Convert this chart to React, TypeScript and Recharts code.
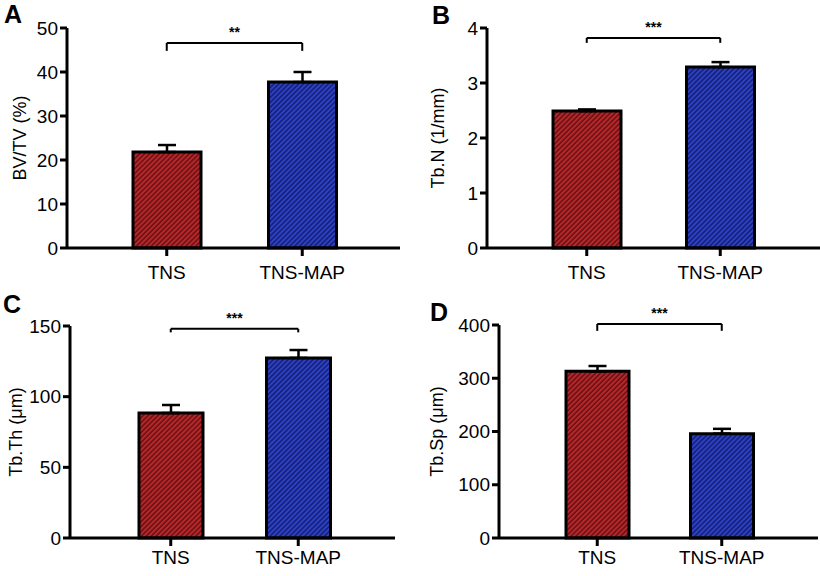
import { BarChart, Bar, Cell, XAxis, YAxis, ErrorBar, ReferenceLine } from "recharts";

const GROUPS = ["TNS", "TNS-MAP"];

const BVTV = [21.8, 37.7];
const BVTV_SEM = [1.6, 2.3];
const TBN = [2.49, 3.29];
const TBN_SEM = [0.03, 0.09];
const TBTH = [88.4, 127.4];
const TBTH_SEM = [5.7, 5.6];
const TBSP = [313, 196];
const TBSP_SEM = [10, 9];

const BVTV_TICKS = [0, 10, 20, 30, 40, 50];
const TBN_TICKS = [0, 1, 2, 3, 4];
const TBTH_TICKS = [0, 50, 100, 150];
const TBSP_TICKS = [0, 100, 200, 300, 400];

// bracket height, bracket foot, stars
const BVTV_SIG = [46.6, 44.8, "**"] as const;
const TBN_SIG = [3.82, 3.73, "***"] as const;
const TBTH_SIG = [148, 145.5, "***"] as const;
const TBSP_SIG = [402, 389, "***"] as const;

const FONT = '"Liberation Sans", Arial, Helvetica, sans-serif';

function rows(values: number[], sem: number[]) {
  return GROUPS.map((g, i) => ({ group: g, value: values[i], err: [0, sem[i]] }));
}

const PANELS = [
  {
    id: "A", yLabel: "BV/TV (%)", data: rows(BVTV, BVTV_SEM), ticks: BVTV_TICKS, sig: BVTV_SIG,
    left: 0, top: 0, width: 410, height: 290, axisW: 67, margin: { top: 28, right: 10, bottom: 12, left: 0 },
    pad: { left: 32, right: 30 }, barSize: 68, tickMargin: 10, labelOffset: 20, letter: { x: 4, y: 2 },
  },
  {
    id: "B", yLabel: "Tb.N (1/mm)", data: rows(TBN, TBN_SEM), ticks: TBN_TICKS, sig: TBN_SIG,
    left: 410, top: 0, width: 410, height: 290, axisW: 77, margin: { top: 28, right: 0, bottom: 12, left: 0 },
    pad: { left: 33, right: 33 }, barSize: 68, tickMargin: 10, labelOffset: 28, letter: { x: 432, y: 3 },
  },
  {
    id: "C", yLabel: "Tb.Th (μm)", data: rows(TBTH, TBTH_SEM), ticks: TBTH_TICKS, sig: TBTH_SIG,
    left: 0, top: 290, width: 410, height: 286, axisW: 70, margin: { top: 36, right: 15, bottom: 8, left: 0 },
    pad: { left: 37, right: 33 }, barSize: 64, tickMargin: 5, labelOffset: 16, letter: { x: 3, y: 292 },
  },
  {
    id: "D", yLabel: "Tb.Sp (μm)", data: rows(TBSP, TBSP_SEM), ticks: TBSP_TICKS, sig: TBSP_SIG,
    left: 410, top: 290, width: 410, height: 286, axisW: 89, margin: { top: 35, right: 2, bottom: 8, left: 0 },
    pad: { left: 36, right: 34 }, barSize: 63, tickMargin: 5, labelOffset: 27, letter: { x: 430, y: 300 },
  },
];

const tickStyle = { fontSize: 19, fill: "#000", fontFamily: FONT };
const axisLineStyle = { stroke: "#000", strokeWidth: 3 };

function Panel({ p }: { p: (typeof PANELS)[number] }) {
  const [high, foot, stars] = p.sig;
  const max = p.ticks[p.ticks.length - 1];
  return (
    <div style={{ position: "absolute", left: p.left, top: p.top }}>
      <BarChart width={p.width} height={p.height} data={p.data} margin={p.margin}>
        <defs>
          <pattern id={`red${p.id}`} patternUnits="userSpaceOnUse" width={3.5} height={3.5} patternTransform="rotate(45)">
            <rect width={3.5} height={3.5} fill="#b8282b" />
            <line x1={1} y1={0} x2={1} y2={3.5} stroke="#651012" strokeWidth={1.5} />
          </pattern>
          <pattern id={`blue${p.id}`} patternUnits="userSpaceOnUse" width={3.5} height={3.5} patternTransform="rotate(45)">
            <rect width={3.5} height={3.5} fill="#2d42c4" />
            <line x1={1} y1={0} x2={1} y2={3.5} stroke="#131d72" strokeWidth={1.5} />
          </pattern>
        </defs>
        <XAxis
          dataKey="group"
          padding={p.pad}
          axisLine={axisLineStyle}
          tickLine={axisLineStyle}
          tickSize={8}
          tickMargin={p.tickMargin}
          tick={tickStyle}
          height={30}
        />
        <YAxis
          domain={[0, max]}
          ticks={p.ticks}
          interval={0}
          width={p.axisW}
          axisLine={axisLineStyle}
          tickLine={axisLineStyle}
          tickSize={7}
          tickMargin={2}
          tick={tickStyle}
          label={{
            value: p.yLabel,
            angle: -90,
            position: "insideLeft",
            offset: p.labelOffset,
            style: { textAnchor: "middle", fontSize: 18, fill: "#000", fontFamily: FONT },
          }}
        />
        <Bar dataKey="value" barSize={p.barSize} stroke="#000" strokeWidth={3} isAnimationActive={false}>
          {p.data.map((d, i) => (
            <Cell key={d.group} fill={i === 0 ? `url(#red${p.id})` : `url(#blue${p.id})`} />
          ))}
          <ErrorBar dataKey="err" width={9} stroke="#000" strokeWidth={2.5} direction="y" />
        </Bar>
        <ReferenceLine
          segment={[{ x: GROUPS[0], y: high }, { x: GROUPS[1], y: high }]}
          stroke="#000"
          strokeWidth={2}
          ifOverflow="visible"
          label={{ value: stars, position: "top", offset: 6, style: { fontSize: 14, fontWeight: "bold", fill: "#000", fontFamily: FONT } }}
        />
        <ReferenceLine segment={[{ x: GROUPS[0], y: high }, { x: GROUPS[0], y: foot }]} stroke="#000" strokeWidth={2} ifOverflow="visible" />
        <ReferenceLine segment={[{ x: GROUPS[1], y: high }, { x: GROUPS[1], y: foot }]} stroke="#000" strokeWidth={2} ifOverflow="visible" />
      </BarChart>
    </div>
  );
}

export default function App() {
  return (
    <div style={{ position: "absolute", left: 0, top: 0, width: 820, height: 576, background: "#fff", fontFamily: FONT }}>
      {PANELS.map((p) => (
        <Panel key={p.id} p={p} />
      ))}
      {PANELS.map((p) => (
        <div
          key={`l${p.id}`}
          style={{ position: "absolute", left: p.letter.x, top: p.letter.y, fontSize: 25, fontWeight: "bold", lineHeight: "24px", color: "#000" }}
        >
          {p.id}
        </div>
      ))}
    </div>
  );
}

◆ **Job**:
Copy the material above in full and exactly, skipping pictures.

◆ **Written solution**:
Convert this chart to React, TypeScript and Recharts code.
import { BarChart, Bar, Cell, XAxis, YAxis, ErrorBar, ReferenceLine } from "recharts";

const GROUPS = ["TNS", "TNS-MAP"];

const BVTV = [21.8, 37.7];
const BVTV_SEM = [1.6, 2.3];
const TBN = [2.49, 3.29];
const TBN_SEM = [0.03, 0.09];
const TBTH = [88.4, 127.4];
const TBTH_SEM = [5.7, 5.6];
const TBSP = [313, 196];
const TBSP_SEM = [10, 9];

const BVTV_TICKS = [0, 10, 20, 30, 40, 50];
const TBN_TICKS = [0, 1, 2, 3, 4];
const TBTH_TICKS = [0, 50, 100, 150];
const TBSP_TICKS = [0, 100, 200, 300, 400];

// bracket height, bracket foot, stars
const BVTV_SIG = [46.6, 44.8, "**"] as const;
const TBN_SIG = [3.82, 3.73, "***"] as const;
const TBTH_SIG = [148, 145.5, "***"] as const;
const TBSP_SIG = [402, 389, "***"] as const;

const FONT = '"Liberation Sans", Arial, Helvetica, sans-serif';

function rows(values: number[], sem: number[]) {
  return GROUPS.map((g, i) => ({ group: g, value: values[i], err: [0, sem[i]] }));
}

const PANELS = [
  {
    id: "A", yLabel: "BV/TV (%)", data: rows(BVTV, BVTV_SEM), ticks: BVTV_TICKS, sig: BVTV_SIG,
    left: 0, top: 0, width: 410, height: 290, axisW: 67, margin: { top: 28, right: 10, bottom: 12, left: 0 },
    pad: { left: 32, right: 30 }, barSize: 68, tickMargin: 10, labelOffset: 20, letter: { x: 4, y: 2 },
  },
  {
    id: "B", yLabel: "Tb.N (1/mm)", data: rows(TBN, TBN_SEM), ticks: TBN_TICKS, sig: TBN_SIG,
    left: 410, top: 0, width: 410, height: 290, axisW: 77, margin: { top: 28, right: 0, bottom: 12, left: 0 },
    pad: { left: 33, right: 33 }, barSize: 68, tickMargin: 10, labelOffset: 28, letter: { x: 432, y: 3 },
  },
  {
    id: "C", yLabel: "Tb.Th (μm)", data: rows(TBTH, TBTH_SEM), ticks: TBTH_TICKS, sig: TBTH_SIG,
    left: 0, top: 290, width: 410, height: 286, axisW: 70, margin: { top: 36, right: 15, bottom: 8, left: 0 },
    pad: { left: 37, right: 33 }, barSize: 64, tickMargin: 5, labelOffset: 16, letter: { x: 3, y: 292 },
  },
  {
    id: "D", yLabel: "Tb.Sp (μm)", data: rows(TBSP, TBSP_SEM), ticks: TBSP_TICKS, sig: TBSP_SIG,
    left: 410, top: 290, width: 410, height: 286, axisW: 89, margin: { top: 35, right: 2, bottom: 8, left: 0 },
    pad: { left: 36, right: 34 }, barSize: 63, tickMargin: 5, labelOffset: 27, letter: { x: 430, y: 300 },
  },
];

const tickStyle = { fontSize: 19, fill: "#000", fontFamily: FONT };
const axisLineStyle = { stroke: "#000", strokeWidth: 3 };

function Panel({ p }: { p: (typeof PANELS)[number] }) {
  const [high, foot, stars] = p.sig;
  const max = p.ticks[p.ticks.length - 1];
  return (
    <div style={{ position: "absolute", left: p.left, top: p.top }}>
      <BarChart width={p.width} height={p.height} data={p.data} margin={p.margin}>
        <defs>
          <pattern id={`red${p.id}`} patternUnits="userSpaceOnUse" width={3.5} height={3.5} patternTransform="rotate(45)">
            <rect width={3.5} height={3.5} fill="#b8282b" />
            <line x1={1} y1={0} x2={1} y2={3.5} stroke="#651012" strokeWidth={1.5} />
          </pattern>
          <pattern id={`blue${p.id}`} patternUnits="userSpaceOnUse" width={3.5} height={3.5} patternTransform="rotate(45)">
            <rect width={3.5} height={3.5} fill="#2d42c4" />
            <line x1={1} y1={0} x2={1} y2={3.5} stroke="#131d72" strokeWidth={1.5} />
          </pattern>
        </defs>
        <XAxis
          dataKey="group"
          padding={p.pad}
          axisLine={axisLineStyle}
          tickLine={axisLineStyle}
          tickSize={8}
          tickMargin={p.tickMargin}
          tick={tickStyle}
          height={30}
        />
        <YAxis
          domain={[0, max]}
          ticks={p.ticks}
          interval={0}
          width={p.axisW}
          axisLine={axisLineStyle}
          tickLine={axisLineStyle}
          tickSize={7}
          tickMargin={2}
          tick={tickStyle}
          label={{
            value: p.yLabel,
            angle: -90,
            position: "insideLeft",
            offset: p.labelOffset,
            style: { textAnchor: "middle", fontSize: 18, fill: "#000", fontFamily: FONT },
          }}
        />
        <Bar dataKey="value" barSize={p.barSize} stroke="#000" strokeWidth={3} isAnimationActive={false}>
          {p.data.map((d, i) => (
            <Cell key={d.group} fill={i === 0 ? `url(#red${p.id})` : `url(#blue${p.id})`} />
          ))}
          <ErrorBar dataKey="err" width={9} stroke="#000" strokeWidth={2.5} direction="y" />
        </Bar>
        <ReferenceLine
          segment={[{ x: GROUPS[0], y: high }, { x: GROUPS[1], y: high }]}
          stroke="#000"
          strokeWidth={2}
          ifOverflow="visible"
          label={{ value: stars, position: "top", offset: 6, style: { fontSize: 14, fontWeight: "bold", fill: "#000", fontFamily: FONT } }}
        />
        <ReferenceLine segment={[{ x: GROUPS[0], y: high }, { x: GROUPS[0], y: foot }]} stroke="#000" strokeWidth={2} ifOverflow="visible" />
        <ReferenceLine segment={[{ x: GROUPS[1], y: high }, { x: GROUPS[1], y: foot }]} stroke="#000" strokeWidth={2} ifOverflow="visible" />
      </BarChart>
    </div>
  );
}

export default function App() {
  return (
    <div style={{ position: "absolute", left: 0, top: 0, width: 820, height: 576, background: "#fff", fontFamily: FONT }}>
      {PANELS.map((p) => (
        <Panel key={p.id} p={p} />
      ))}
      {PANELS.map((p) => (
        <div
          key={`l${p.id}`}
          style={{ position: "absolute", left: p.letter.x, top: p.letter.y, fontSize: 25, fontWeight: "bold", lineHeight: "24px", color: "#000" }}
        >
          {p.id}
        </div>
      ))}
    </div>
  );
}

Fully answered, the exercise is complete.